Yutaro Mistuoka is also the series narrator.
- Nomoa Long (ノモア・ロング, Nomoa Rongu), AKA Professor Dorat (ドーラット博士, Dōratto Hakase)

Mayor of Fort Severn. He was actually a leader of the SRA infiltration plot called "Operation Lilac", in which a team of Newtypes with RMSN-008 Bertigos and the Mobile Armor Patulia assault major UNE targets on the Earth. The plan had failed however, and with only one Bertigo and the Patulia at his disposal, he spent fifteen years perfecting the artificial Newtype technology in the hope of one day exacting his revenge on the Earth.
- Von Alternative (フォン・アルタネイティヴ, Fon Arutaneitivu)

Director of the Alternative laboratory, where Jamil originally finds Tiffa Adell. He is exploitative, as demonstrated by his attitude toward Tiffa, and by his willingness to dispose of his mercenaries, the Frost brothers, with the SRA Mobile Armor MA-06 Grandine.
- Reich Anto (ライク・アント, Raiku Anto)

An Alternative laboratory agent who hired Garrod to recover Tiffa from the Freeden.

===Vultures===
- Zakott Dattonel (ザコット・ダットネル, Zakotto Dattoneru)

The leader of a Vulture group apparently specializing in incendiary weapons. He is initially Ennil El's partner, and a reckless scavenger, sending his Mobile Suit riders into defunct UNE power plants despite their tendency to explode.
- Grits Joe (グリーツ・ジョー, Gurītsu Jō)

- Rosa Intenso (ローザ・インテンソ, Rōza Intenso)

- Rosso Aramant (ロッソ・アラマント, Rosso Aramanto)

These three Vulture captains are old friends of Jamil's, and were recruited by him to help rescue Tiffa from the Alternative laboratory after she was recaptured by Olba Frost.
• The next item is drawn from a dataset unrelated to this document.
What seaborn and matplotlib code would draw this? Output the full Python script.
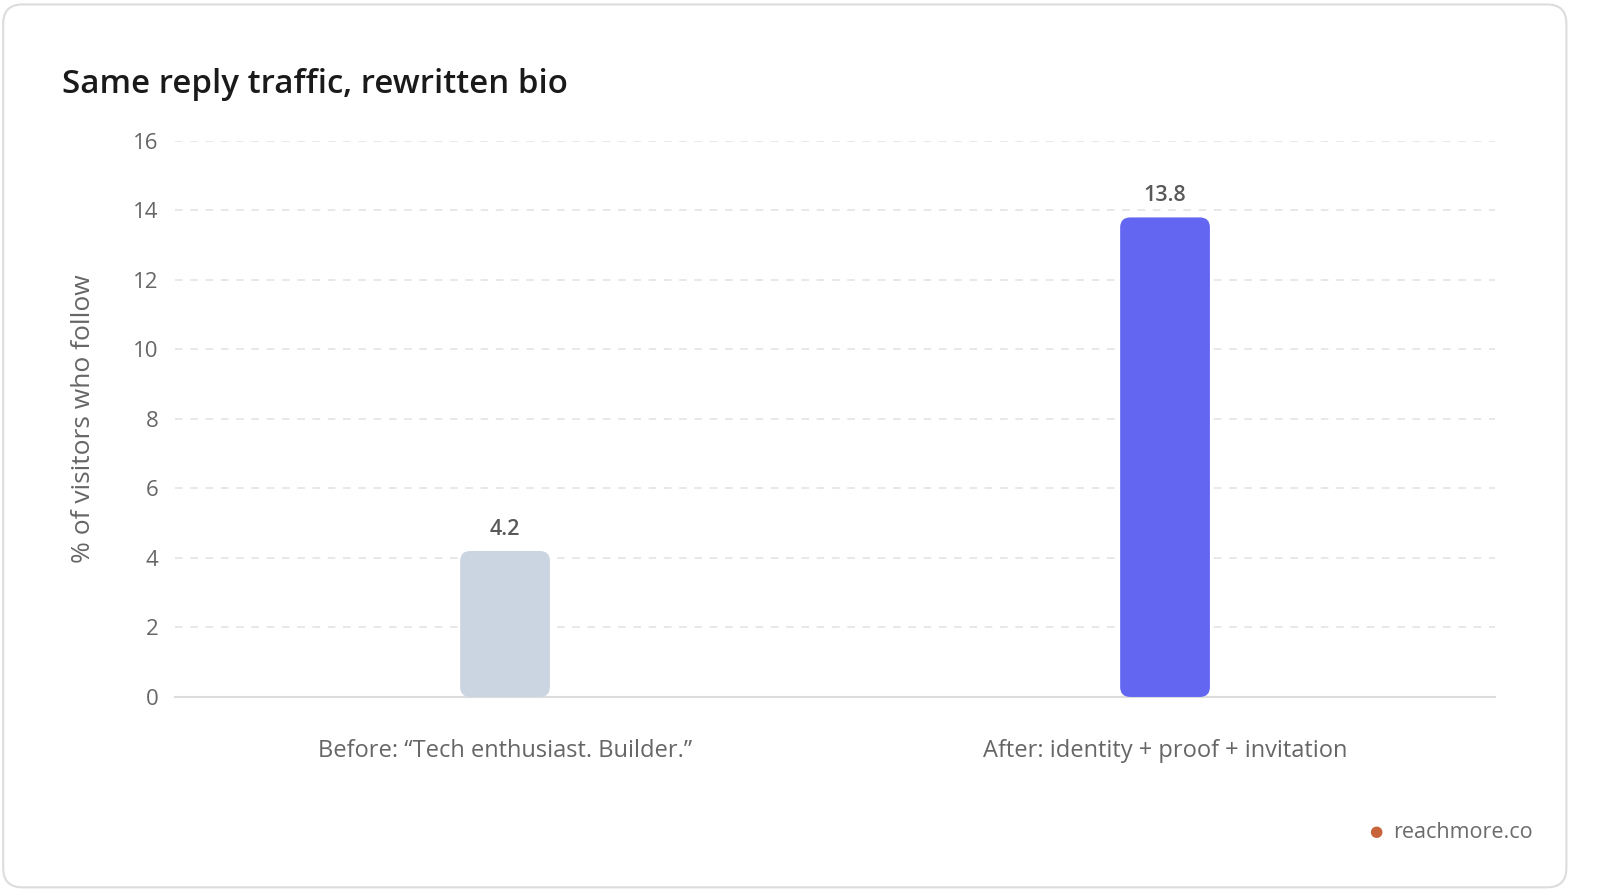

===Renegade Mobile Suit riders===
- Krokka (クロッカ, Kurokka)

This is the pilot of the Mobile Suit in episode 1 that was thrown to the civilians. His suit was captured by Garrod undamaged, and himself was being thrown into ground, where furious civilians were waiting for him.
- Vedoba Morte (ヴェドバ・モルテ, Vedoba Morute)

In episode 2, she is the first Mobile Suit rider to discover the GX. Her suit was heavily damaged by the Gundam X in combat, and she was killed by other Vultures who were hunting for the Gundam X.

===Orcs===
- Doza Bale

The Orc captain of the Sea Castle and the primary producer and distributor of the D-Navi, an underwater navigation system that uses the brains of dolphins. He becomes obsessed with capturing the Freeden Gundams after he discovers them rescuing Tiffa during a hunt for dolphins. He also holds an obsession with capturing a white dolphin determined to have Newtype abilities, believing it would make a more powerful D-Navi. He and his entire crew are killed when the Gundam Leopard, modified for underwater use, sinks his ship.
- Marcus Guy

An Orc submarine captain who was hired by Olba Frost to salvage several G-Bits on the ocean floor in the region called the "Sea of Lorelei". He and Olba discover Lucille Lilliant encased in the L System, a device that deactivates electrical systems within a large radius by amplifying a Flash System-compatible Newtype's power. The Frost brothers execute him and his crew to prevent information leakage.

===Civilians===
- Miles Goodman

The son of the Saint's Island Immigration Bureau director and one of the immigration officers. He strikes up a relationship with Ennil El when she moves to the island in an attempt to run away from her violent past. He plans to ask her to marry him when she leaves the island, unable to move on from her hatred. When the New United Earth government takes Saint Island, he and all government members are unceremoniously executed.